▶ What you have to do
Extract and list every line that contains the word "this".

** START OF Recorded information **

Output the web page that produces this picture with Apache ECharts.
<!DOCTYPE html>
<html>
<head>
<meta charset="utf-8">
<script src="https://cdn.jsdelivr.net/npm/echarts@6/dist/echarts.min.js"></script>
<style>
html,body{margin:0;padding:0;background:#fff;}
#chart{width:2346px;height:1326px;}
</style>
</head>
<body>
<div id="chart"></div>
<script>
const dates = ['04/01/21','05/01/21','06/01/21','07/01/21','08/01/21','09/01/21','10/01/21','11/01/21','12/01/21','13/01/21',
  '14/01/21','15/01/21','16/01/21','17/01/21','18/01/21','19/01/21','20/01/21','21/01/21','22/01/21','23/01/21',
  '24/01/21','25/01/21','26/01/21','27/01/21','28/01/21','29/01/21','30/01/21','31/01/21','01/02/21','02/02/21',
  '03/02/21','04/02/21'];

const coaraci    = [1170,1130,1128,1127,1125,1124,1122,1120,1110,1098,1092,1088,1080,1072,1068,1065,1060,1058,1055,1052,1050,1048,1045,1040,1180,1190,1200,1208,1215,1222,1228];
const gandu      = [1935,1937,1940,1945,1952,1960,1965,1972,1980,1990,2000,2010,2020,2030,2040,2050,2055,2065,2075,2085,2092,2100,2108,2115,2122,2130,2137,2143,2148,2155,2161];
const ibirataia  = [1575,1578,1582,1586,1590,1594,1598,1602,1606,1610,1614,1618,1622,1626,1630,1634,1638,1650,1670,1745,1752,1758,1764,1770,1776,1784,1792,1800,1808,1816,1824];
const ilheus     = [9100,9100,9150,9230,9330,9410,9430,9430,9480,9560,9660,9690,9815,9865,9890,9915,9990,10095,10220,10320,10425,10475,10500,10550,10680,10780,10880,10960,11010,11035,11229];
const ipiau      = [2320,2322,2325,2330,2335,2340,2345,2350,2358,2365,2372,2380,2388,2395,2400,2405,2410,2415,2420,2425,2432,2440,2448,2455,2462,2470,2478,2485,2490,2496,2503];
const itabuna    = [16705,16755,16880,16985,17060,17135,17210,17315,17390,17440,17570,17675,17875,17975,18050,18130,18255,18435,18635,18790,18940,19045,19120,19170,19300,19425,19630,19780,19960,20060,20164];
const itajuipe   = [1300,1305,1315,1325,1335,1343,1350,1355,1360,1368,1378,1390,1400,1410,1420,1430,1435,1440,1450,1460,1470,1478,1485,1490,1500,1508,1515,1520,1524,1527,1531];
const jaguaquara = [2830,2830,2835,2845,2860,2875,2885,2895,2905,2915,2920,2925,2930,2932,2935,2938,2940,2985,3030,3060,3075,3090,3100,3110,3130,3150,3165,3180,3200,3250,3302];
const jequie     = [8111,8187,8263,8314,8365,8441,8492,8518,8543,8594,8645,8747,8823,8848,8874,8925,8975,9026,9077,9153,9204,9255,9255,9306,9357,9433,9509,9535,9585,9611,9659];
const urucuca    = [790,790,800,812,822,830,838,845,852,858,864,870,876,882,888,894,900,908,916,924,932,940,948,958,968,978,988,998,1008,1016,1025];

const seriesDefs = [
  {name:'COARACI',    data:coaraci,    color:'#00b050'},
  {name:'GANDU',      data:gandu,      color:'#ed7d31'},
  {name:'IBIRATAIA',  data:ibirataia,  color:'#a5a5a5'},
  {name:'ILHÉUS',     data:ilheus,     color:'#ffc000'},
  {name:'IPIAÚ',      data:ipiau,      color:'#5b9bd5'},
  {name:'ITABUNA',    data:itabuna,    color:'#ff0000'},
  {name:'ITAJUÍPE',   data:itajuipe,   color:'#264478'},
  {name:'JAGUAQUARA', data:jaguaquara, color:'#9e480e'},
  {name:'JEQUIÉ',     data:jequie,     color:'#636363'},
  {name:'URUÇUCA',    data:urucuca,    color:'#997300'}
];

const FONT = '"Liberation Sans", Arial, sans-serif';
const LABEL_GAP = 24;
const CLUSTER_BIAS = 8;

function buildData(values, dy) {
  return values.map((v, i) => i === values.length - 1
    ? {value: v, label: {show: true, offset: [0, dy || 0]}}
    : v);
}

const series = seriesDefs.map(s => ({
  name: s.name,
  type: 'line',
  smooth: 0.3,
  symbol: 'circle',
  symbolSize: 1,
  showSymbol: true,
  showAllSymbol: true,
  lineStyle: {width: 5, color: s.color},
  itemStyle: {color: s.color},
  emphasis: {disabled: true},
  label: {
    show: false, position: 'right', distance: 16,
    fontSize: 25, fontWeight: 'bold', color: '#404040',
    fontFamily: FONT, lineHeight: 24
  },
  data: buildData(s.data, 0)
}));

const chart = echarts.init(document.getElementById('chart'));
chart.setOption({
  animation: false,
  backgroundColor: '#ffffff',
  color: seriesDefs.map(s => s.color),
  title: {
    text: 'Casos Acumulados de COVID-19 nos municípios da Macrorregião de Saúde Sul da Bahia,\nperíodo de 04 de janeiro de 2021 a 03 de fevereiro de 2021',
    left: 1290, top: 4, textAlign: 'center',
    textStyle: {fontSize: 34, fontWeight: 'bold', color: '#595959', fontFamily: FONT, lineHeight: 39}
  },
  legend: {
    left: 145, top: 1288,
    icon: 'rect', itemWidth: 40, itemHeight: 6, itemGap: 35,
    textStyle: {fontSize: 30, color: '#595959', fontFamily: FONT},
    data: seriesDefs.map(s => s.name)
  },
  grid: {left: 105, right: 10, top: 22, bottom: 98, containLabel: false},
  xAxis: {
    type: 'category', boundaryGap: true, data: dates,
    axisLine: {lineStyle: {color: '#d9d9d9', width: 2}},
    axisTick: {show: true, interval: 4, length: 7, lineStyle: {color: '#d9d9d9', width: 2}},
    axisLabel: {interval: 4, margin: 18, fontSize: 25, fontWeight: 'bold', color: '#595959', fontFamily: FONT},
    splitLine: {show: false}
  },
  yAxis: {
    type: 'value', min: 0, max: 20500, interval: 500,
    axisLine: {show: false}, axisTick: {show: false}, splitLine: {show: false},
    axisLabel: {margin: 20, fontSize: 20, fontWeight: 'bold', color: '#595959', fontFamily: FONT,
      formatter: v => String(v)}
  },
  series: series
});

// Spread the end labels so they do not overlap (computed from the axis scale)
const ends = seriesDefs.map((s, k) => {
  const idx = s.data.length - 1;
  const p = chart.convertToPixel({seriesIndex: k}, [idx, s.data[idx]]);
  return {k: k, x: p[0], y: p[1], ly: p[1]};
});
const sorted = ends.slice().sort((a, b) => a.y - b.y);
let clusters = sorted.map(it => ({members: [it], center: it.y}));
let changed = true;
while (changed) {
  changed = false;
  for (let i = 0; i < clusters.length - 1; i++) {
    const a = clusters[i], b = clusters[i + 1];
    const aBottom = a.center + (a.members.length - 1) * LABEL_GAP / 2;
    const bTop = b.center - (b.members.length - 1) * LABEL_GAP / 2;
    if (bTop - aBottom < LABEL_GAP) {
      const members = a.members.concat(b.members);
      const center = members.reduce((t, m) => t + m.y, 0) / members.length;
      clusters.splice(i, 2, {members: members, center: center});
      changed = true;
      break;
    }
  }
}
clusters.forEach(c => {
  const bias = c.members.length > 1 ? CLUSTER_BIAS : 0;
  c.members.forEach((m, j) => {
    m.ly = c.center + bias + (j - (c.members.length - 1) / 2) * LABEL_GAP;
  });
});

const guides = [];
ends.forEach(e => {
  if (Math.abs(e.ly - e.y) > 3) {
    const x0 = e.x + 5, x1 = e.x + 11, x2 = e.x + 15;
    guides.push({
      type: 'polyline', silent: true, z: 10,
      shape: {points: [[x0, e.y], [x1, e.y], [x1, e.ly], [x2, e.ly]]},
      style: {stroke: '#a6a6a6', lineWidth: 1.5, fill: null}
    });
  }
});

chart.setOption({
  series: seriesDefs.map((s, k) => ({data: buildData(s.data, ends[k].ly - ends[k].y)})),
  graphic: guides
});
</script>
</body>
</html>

** END OF Recorded information **
** START OF Recorded information **

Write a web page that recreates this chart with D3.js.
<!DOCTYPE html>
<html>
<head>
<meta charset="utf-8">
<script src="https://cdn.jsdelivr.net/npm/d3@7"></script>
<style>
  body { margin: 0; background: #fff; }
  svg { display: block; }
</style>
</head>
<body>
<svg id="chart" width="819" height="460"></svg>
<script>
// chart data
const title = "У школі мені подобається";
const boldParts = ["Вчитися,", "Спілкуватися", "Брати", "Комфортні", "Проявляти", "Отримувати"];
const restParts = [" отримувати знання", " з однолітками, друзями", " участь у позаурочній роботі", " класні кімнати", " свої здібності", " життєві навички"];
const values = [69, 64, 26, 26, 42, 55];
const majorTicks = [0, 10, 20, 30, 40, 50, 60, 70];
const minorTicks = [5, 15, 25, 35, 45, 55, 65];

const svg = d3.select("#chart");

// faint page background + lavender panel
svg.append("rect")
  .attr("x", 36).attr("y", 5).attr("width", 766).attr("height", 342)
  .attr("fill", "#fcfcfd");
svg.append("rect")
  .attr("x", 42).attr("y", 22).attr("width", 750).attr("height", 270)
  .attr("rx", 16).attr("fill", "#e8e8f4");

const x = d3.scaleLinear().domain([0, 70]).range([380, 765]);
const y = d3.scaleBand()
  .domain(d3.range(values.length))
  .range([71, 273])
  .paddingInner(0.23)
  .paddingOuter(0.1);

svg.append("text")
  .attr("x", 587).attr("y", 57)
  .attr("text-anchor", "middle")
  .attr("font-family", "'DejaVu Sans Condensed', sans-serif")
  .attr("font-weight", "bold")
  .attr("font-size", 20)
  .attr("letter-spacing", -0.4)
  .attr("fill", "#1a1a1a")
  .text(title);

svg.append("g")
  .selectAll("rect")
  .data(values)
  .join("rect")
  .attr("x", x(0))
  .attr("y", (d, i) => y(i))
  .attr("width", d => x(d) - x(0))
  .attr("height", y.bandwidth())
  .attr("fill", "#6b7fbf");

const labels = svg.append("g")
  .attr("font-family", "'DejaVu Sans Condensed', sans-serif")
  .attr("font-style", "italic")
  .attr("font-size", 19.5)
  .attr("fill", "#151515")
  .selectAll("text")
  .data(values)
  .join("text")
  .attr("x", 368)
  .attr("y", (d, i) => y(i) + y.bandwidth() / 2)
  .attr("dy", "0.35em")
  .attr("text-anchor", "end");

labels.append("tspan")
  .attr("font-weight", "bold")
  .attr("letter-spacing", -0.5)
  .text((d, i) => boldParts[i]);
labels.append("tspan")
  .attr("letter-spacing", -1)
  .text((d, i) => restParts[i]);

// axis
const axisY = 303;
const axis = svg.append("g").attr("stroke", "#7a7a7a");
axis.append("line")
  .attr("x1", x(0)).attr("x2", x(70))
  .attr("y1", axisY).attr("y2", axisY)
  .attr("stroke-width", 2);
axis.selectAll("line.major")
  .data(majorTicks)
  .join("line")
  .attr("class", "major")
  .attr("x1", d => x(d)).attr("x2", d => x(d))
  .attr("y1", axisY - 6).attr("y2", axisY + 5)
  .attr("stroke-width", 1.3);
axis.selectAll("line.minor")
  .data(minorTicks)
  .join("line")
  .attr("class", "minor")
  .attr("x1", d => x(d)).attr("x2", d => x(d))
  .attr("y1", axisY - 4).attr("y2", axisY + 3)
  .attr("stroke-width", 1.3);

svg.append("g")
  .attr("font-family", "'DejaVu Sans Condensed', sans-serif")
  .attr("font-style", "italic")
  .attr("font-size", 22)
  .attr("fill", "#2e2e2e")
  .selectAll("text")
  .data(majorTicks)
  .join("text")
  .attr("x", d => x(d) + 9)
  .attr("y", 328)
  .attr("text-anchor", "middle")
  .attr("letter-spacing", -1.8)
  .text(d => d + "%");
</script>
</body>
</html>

** END OF Recorded information **
** START OF Recorded information **

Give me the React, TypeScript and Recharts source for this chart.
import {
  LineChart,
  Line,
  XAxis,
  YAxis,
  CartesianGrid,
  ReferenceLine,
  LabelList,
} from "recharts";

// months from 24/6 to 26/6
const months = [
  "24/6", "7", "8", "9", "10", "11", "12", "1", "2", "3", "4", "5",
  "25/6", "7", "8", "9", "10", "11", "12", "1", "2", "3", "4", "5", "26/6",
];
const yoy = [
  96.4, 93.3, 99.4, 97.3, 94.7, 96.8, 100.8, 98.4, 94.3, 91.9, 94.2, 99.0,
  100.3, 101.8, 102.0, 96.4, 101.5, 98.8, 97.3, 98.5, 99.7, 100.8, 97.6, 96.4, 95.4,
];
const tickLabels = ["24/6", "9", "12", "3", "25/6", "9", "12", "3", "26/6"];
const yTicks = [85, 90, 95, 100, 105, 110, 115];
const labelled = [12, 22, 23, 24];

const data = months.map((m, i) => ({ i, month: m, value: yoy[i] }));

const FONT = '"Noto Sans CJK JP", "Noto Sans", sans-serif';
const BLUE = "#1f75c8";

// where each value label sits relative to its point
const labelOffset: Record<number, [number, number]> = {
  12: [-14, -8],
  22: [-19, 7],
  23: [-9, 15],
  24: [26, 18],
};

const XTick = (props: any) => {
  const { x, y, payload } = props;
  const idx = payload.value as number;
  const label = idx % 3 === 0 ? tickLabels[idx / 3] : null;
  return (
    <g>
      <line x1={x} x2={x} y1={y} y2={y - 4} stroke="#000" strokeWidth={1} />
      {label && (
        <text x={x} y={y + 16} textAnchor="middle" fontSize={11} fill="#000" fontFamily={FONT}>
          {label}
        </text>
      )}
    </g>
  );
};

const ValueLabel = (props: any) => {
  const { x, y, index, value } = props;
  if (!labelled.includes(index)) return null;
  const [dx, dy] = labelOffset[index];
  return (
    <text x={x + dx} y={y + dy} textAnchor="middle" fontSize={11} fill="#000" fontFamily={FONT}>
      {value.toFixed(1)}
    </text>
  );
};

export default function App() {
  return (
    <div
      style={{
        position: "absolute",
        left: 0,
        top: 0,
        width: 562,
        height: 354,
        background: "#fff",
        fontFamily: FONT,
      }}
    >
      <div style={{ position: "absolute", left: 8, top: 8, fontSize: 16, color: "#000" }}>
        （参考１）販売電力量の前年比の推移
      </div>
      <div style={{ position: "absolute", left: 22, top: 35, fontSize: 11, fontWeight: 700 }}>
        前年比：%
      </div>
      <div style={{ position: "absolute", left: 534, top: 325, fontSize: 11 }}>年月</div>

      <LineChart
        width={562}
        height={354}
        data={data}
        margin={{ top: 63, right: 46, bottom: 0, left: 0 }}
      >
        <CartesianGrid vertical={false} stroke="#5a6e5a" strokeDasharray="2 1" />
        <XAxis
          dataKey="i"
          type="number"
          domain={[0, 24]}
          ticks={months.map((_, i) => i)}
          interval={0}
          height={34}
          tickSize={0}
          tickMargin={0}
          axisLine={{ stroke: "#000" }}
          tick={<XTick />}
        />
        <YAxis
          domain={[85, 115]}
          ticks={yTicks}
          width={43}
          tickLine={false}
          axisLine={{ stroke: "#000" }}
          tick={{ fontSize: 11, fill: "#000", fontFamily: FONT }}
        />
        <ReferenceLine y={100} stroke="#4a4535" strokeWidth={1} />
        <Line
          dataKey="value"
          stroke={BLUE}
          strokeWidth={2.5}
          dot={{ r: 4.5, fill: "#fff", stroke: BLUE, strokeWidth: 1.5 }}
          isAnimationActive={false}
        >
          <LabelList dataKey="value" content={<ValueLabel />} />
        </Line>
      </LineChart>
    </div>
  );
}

** END OF Recorded information **

▶ Task result
Output the web page that produces this picture with Apache ECharts.
Write a web page that recreates this chart with D3.js.
Give me the React, TypeScript and Recharts source for this chart.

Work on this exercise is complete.